Copy nothing but the text: reproduce each line of the listing exactly and leave the pictures out.

=== Source material ===

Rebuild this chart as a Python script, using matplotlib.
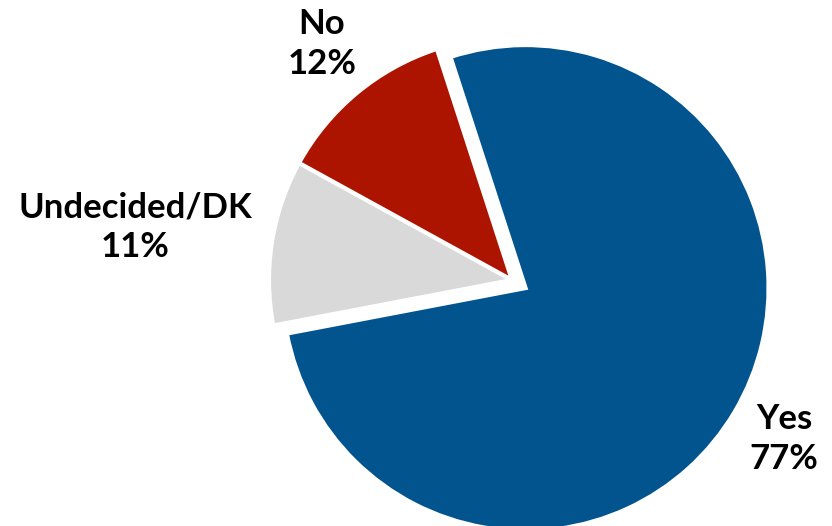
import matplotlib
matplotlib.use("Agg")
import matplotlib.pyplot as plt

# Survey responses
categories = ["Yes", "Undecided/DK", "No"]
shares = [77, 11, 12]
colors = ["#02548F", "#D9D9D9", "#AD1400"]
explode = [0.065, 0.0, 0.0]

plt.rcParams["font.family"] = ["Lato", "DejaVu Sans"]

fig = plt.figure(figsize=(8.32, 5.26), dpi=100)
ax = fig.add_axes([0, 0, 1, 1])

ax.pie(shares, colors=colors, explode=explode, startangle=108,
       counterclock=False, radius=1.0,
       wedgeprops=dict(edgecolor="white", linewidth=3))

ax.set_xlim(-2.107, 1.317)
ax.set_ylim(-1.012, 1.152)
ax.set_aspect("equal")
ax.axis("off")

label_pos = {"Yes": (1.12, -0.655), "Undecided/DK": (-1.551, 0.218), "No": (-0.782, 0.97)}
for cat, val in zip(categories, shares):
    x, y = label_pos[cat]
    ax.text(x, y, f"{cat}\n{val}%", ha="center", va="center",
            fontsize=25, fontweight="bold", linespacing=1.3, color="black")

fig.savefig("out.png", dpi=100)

===

Output below:
Rebuild this chart as a Python script, using matplotlib.
import matplotlib
matplotlib.use("Agg")
import matplotlib.pyplot as plt

# Survey responses
categories = ["Yes", "Undecided/DK", "No"]
shares = [77, 11, 12]
colors = ["#02548F", "#D9D9D9", "#AD1400"]
explode = [0.065, 0.0, 0.0]

plt.rcParams["font.family"] = ["Lato", "DejaVu Sans"]

fig = plt.figure(figsize=(8.32, 5.26), dpi=100)
ax = fig.add_axes([0, 0, 1, 1])

ax.pie(shares, colors=colors, explode=explode, startangle=108,
       counterclock=False, radius=1.0,
       wedgeprops=dict(edgecolor="white", linewidth=3))

ax.set_xlim(-2.107, 1.317)
ax.set_ylim(-1.012, 1.152)
ax.set_aspect("equal")
ax.axis("off")

label_pos = {"Yes": (1.12, -0.655), "Undecided/DK": (-1.551, 0.218), "No": (-0.782, 0.97)}
for cat, val in zip(categories, shares):
    x, y = label_pos[cat]
    ax.text(x, y, f"{cat}\n{val}%", ha="center", va="center",
            fontsize=25, fontweight="bold", linespacing=1.3, color="black")

fig.savefig("out.png", dpi=100)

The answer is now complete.